The 5-4 decision Thursday found that the penalty against the Grocery Manufacturers Association — now known as the Consumer Brands Association — did not violate the U.S. Constitution's ban on excessive fines.
The group, which included companies like Coca-Cola and Nestle, in 2013 collected $14 million from its members. It then contributed $11 million of that to help defeat a Washington state ballot initiative that would have required labeling of genetically engineered ingredients on food packaging.
The association failed to register as a political committee in the state, did not disclose which companies contributed the campaign money and filed no campaign-finance reports until after Attorney General Bob Ferguson sued.
As part of the lawsuit, the state uncovered evidence that one association executive noted during a meeting that having a pooled campaign account would “shield individual companies from public disclosure and possible criticism.”

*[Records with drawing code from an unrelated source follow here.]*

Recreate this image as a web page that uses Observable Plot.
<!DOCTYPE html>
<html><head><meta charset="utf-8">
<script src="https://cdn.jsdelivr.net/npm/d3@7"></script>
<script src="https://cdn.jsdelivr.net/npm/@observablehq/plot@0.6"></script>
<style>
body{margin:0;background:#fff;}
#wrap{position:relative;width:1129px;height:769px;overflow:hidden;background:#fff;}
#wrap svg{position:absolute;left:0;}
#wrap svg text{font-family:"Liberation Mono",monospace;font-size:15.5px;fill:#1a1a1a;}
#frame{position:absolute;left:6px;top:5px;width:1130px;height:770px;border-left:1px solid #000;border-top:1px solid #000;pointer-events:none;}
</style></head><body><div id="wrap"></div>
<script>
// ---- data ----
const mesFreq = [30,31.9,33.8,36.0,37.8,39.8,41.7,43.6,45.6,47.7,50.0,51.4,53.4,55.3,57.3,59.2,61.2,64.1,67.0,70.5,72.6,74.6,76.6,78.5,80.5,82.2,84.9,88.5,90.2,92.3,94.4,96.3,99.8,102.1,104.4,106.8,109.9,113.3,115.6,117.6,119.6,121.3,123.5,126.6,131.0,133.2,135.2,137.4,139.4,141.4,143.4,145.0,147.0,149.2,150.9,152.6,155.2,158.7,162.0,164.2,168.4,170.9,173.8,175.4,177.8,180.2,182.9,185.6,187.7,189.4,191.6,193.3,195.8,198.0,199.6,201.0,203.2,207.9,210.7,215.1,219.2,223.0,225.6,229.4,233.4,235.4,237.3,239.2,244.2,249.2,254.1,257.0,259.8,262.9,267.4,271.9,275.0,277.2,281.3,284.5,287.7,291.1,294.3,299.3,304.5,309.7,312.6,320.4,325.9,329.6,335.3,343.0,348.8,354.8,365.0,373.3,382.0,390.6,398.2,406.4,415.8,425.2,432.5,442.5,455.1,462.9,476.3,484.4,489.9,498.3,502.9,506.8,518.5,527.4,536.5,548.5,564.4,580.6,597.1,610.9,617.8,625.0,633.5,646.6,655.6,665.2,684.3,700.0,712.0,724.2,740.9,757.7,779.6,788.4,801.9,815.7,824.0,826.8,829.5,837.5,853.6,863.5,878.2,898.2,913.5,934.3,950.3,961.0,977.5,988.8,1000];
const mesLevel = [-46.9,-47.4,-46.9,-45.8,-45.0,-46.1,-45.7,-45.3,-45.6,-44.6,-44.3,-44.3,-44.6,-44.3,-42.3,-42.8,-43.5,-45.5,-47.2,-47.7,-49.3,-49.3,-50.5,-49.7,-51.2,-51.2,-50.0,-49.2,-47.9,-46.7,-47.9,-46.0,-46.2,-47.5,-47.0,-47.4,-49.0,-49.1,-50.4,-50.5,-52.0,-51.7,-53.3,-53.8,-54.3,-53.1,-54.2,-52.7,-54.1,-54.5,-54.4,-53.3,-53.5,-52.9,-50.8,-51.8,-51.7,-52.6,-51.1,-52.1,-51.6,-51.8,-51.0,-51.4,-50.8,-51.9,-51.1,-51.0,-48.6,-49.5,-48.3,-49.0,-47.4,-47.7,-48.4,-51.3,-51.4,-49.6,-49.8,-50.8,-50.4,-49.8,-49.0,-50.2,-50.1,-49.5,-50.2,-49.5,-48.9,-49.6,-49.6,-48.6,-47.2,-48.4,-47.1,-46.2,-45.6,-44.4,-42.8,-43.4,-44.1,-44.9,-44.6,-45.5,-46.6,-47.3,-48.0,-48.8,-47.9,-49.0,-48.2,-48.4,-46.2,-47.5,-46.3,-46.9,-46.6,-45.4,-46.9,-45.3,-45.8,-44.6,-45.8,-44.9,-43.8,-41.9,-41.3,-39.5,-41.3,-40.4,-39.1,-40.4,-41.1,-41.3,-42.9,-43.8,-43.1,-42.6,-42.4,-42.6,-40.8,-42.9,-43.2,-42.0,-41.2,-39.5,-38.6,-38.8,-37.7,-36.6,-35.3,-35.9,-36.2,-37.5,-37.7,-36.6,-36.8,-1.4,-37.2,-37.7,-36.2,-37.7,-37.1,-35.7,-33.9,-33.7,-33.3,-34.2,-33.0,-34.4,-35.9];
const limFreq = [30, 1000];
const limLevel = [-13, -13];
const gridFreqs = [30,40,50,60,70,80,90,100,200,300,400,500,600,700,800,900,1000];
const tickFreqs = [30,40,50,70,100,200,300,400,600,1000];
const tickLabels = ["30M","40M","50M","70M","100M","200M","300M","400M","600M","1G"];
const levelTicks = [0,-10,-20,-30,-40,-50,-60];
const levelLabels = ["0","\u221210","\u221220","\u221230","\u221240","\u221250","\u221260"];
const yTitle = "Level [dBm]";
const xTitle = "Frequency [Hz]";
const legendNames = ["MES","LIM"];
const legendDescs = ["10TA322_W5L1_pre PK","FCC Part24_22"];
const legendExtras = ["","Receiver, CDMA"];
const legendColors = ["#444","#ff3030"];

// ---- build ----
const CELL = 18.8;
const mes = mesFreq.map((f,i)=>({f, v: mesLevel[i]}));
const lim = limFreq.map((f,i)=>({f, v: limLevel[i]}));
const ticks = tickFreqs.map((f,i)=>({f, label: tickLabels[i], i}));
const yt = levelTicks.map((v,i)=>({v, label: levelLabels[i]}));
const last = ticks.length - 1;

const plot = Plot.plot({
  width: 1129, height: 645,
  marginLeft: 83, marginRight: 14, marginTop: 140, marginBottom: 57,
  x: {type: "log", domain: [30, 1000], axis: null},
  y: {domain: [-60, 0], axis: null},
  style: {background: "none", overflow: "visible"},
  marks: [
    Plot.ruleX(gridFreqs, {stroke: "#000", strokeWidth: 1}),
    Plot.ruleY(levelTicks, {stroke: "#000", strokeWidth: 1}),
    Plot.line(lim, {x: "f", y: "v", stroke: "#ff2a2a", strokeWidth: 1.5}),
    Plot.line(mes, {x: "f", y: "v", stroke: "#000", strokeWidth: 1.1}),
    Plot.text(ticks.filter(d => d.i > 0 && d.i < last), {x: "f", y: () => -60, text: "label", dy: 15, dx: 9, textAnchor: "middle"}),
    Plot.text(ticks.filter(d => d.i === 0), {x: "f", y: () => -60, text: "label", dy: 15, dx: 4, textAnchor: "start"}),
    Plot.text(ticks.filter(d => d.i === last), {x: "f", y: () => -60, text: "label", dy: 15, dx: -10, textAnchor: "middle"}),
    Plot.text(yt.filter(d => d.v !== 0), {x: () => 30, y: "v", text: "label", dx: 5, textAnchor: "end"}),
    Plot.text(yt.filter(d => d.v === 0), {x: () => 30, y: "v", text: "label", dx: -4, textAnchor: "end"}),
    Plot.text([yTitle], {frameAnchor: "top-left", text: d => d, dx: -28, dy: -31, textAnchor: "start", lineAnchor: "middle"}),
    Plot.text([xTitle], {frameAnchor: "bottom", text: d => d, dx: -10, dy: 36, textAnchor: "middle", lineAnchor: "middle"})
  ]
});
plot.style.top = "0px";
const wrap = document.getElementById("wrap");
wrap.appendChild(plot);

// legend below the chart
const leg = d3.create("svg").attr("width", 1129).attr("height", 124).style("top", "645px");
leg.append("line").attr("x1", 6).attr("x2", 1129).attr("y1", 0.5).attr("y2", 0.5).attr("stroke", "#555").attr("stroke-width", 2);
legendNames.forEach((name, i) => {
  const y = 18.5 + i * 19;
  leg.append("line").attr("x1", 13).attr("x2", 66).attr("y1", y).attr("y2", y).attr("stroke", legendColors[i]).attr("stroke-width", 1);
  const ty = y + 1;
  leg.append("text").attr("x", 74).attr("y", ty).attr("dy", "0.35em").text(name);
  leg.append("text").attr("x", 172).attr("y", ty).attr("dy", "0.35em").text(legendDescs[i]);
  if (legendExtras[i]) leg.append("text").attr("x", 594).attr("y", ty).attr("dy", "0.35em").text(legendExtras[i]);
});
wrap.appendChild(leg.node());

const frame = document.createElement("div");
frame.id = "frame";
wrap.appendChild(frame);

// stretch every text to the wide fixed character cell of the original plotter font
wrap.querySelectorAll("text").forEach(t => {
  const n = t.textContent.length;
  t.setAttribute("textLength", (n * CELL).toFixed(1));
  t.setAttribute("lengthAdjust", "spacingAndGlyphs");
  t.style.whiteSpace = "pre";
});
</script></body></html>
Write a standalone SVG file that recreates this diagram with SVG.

“The GMA’s offense struck at the core of open elections,” Chief Justice Steven González wrote for the state supreme court's majority. “The grave nature and broad extent of GMA’s offense suggests the penalty is not grossly disproportional.”
The dissenting justices, led by Justice Sheryl Gordon McCloud, said that the association’s failure to file campaign disclosure reports was serious for a reporting violation but that it was only a reporting violation. She called the $18 million penalty “grossly disproportionate” to that offense.
The justices previously found that the Grocery Manufacturers Association's violations were intentional, but sent the case back to a lower court to determine whether the fine was excessive. The 8th Amendment to the U.S. Constitution prohibits excessive fines.
The GMO-labeling measure, known as Initiative 522, failed by a vote of 51% to 49%.